I think the doc might have been better without him. And man was it a great documentary. CWebb's absense gave Fab 5 mystery and intrigue and left open the question of just how this magical thing happenend at M and across the US. It wasn't just 5 awesome ballers coming together. It really was synnergy and it was cultural and emotionally charged. CWebb will get his chance to tell his story. He may never tell the truth. But this documentary gave a fair and thrilling view of what went down. I think it might be the best sports documentary I've ever seen.
He wrote a tweet last night basically saying that he loved the film and hopefully he'd be able to tell his side of the story sometime soon. Just checked today and it seems as if it's been deleted?
It's actually from earlier in the month. It was retweeted quite a bit last night, and that is why many people thought it was from last night. It's still there.

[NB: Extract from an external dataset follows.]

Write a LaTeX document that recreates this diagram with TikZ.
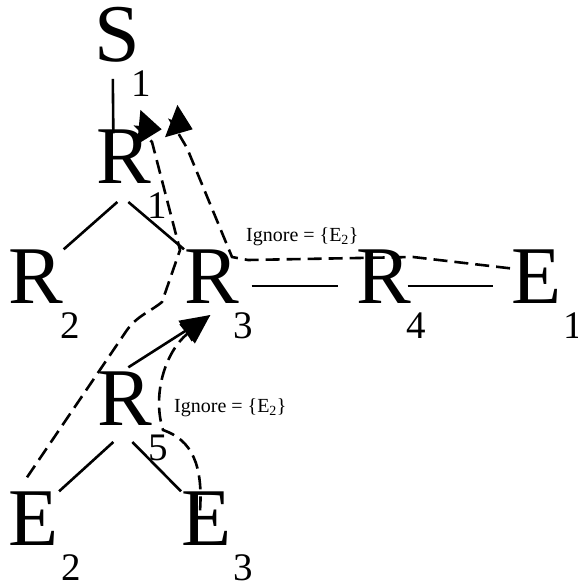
\documentclass[tikz,border=0pt]{standalone}
\usepackage{fontspec}
\setmainfont{Liberation Serif}
\usetikzlibrary{arrows.meta}

\newcommand{\bigsz}{\fontsize{82}{82}\selectfont}
\newcommand{\subsz}{\fontsize{39}{39}\selectfont}
\newcommand{\lblsz}{\fontsize{20}{20}\selectfont}
\newcommand{\subidx}[2][-3pt]{\rlap{\smash{\raisebox{-35pt}{\hspace*{#1}\subsz #2}}}}

\tikzset{
  vertex/.style={inner sep=0pt, outer sep=0pt, anchor=base west, font=\bigsz},
  link/.style={line width=2.6pt},
  walk/.style={line width=2.6pt, dash pattern=on 14pt off 7pt},
  walkarrow/.style={-{Triangle[length=23pt,width=34pt]}},
  headarrow/.style={-{Triangle[length=30pt,width=24pt]}},
  ignorelbl/.style={inner sep=0pt, anchor=base west, font=\lblsz}
}

\begin{document}
\begin{tikzpicture}[x=1pt, y=-1pt]
\useasboundingbox (0,0) rectangle (577,585);

% Draw the vertices
\node[vertex] (s1) at (94,62) {S\subidx[-8pt]{1}};
\node[vertex] (r1) at (96,183) {R\subidx{1}};
\node[vertex] (r2) at (9,303) {R\subidx{2}};
\node[vertex] (r3) at (184,303) {R\subidx[-5pt]{3}};
\node[vertex] (r4) at (356,303) {R\subidx[-4pt]{4}};
\node[vertex] (e1) at (511,303) {E\subidx[2pt]{1}};
\node[vertex] (r5) at (97,425) {R\subidx{5}};
\node[vertex] (e2) at (9,545) {E\subidx[2pt]{2}};
\node[vertex] (e3) at (181,545) {E\subidx[2pt]{3}};

% Draw the tree edges
\draw[link] ([shift={(-4,16)}]s1.south) -- ([shift={(-10,4)}]r1.north);
\draw[link] ([shift={(-6,19)}]r1.south) -- (r2.north east);
\draw[link] ([shift={(5,19)}]r1.south) -- (r3.north west);
\draw[link] ([shift={(13,10)}]r3.east) -- ([shift={(-18,10)}]r4.west);
\draw[link] ([shift={(-3,10)}]r4.east) -- ([shift={(-18,10)}]e1.west);
\draw[link] ([shift={(-11,17)}]r5.south) -- (e2.north east);
\draw[link] ([shift={(8,17)}]r5.south) -- (e3.north west);

% Solid arrow from R5 to R3
\draw[link, headarrow] ([shift={(4,-4)}]r5.north) -- ([shift={(-1,12)}]r3.south);

% Dashed walks back up the tree
\draw[walk, walkarrow] ([shift={(-7,-14)}]e2.north) -- (127,330)
  .. controls (138,315) and (150,312) .. (162,302) -- (180,250) -- (152,142)
  -- (137,127) -- ([shift={(11,0)}]r1.north east);
\draw[walk, walkarrow] ([shift={(-1,19)}]e1.north west) -- (413,257) -- (248,260)
  -- (232,257) -- (187,148) -- (171,121) -- ([shift={(42,0)}]r1.north east);
\draw[walk, headarrow] ([shift={(-6,19)}]e3.north)
  .. controls (203,465) and (192,440) .. (163,430)
  .. controls (152,395) and (165,352) .. ([shift={(-1,12)}]r3.south);

% Ignore labels
\node[ignorelbl] (ign1) at (246,241) {Ignore = \{E\textsubscript{2}\}};
\node[ignorelbl] (ign2) at (174,412) {Ignore = \{E\textsubscript{2}\}};
\end{tikzpicture}
\end{document}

I find it odd that Chris Webber took 200K but lived the lifestyle of a kid who didnt have 20 bucks to his name. If he had all this money, where was it? Why wasn't he driving a slightly nicer car or eating? Don't you think he would have helped out his brothers when they needed it? I understand Mitch Albom isn't the most reliable of sources, but why hasn't anyone else come out and said that they know CWebb took the money and lived the lifestyle? I honestly have no idea what the story is, but I know that there are issues that just seem off from both sides of the isle. Hopefully one day all the truth's come out but until then, I am sure we are all left with more than a few questions about that era.
Since Rose helped produce the documentary for ESPN, it features nearly every principal and periphery figure in the Fab Five's rise except one: Chris Webber. Rose told the Detroit Free Press that he and his former teammates tried several times to persuade Webber to sit for an interview with no success. Link
What's done is done. Enjoyed the hell out of watching them and suffered thru the UNC loss. Will always have fond memories of one of the greatest team that every played college ball. Wish we'd had more than 2 years. Cannot believe all the haters!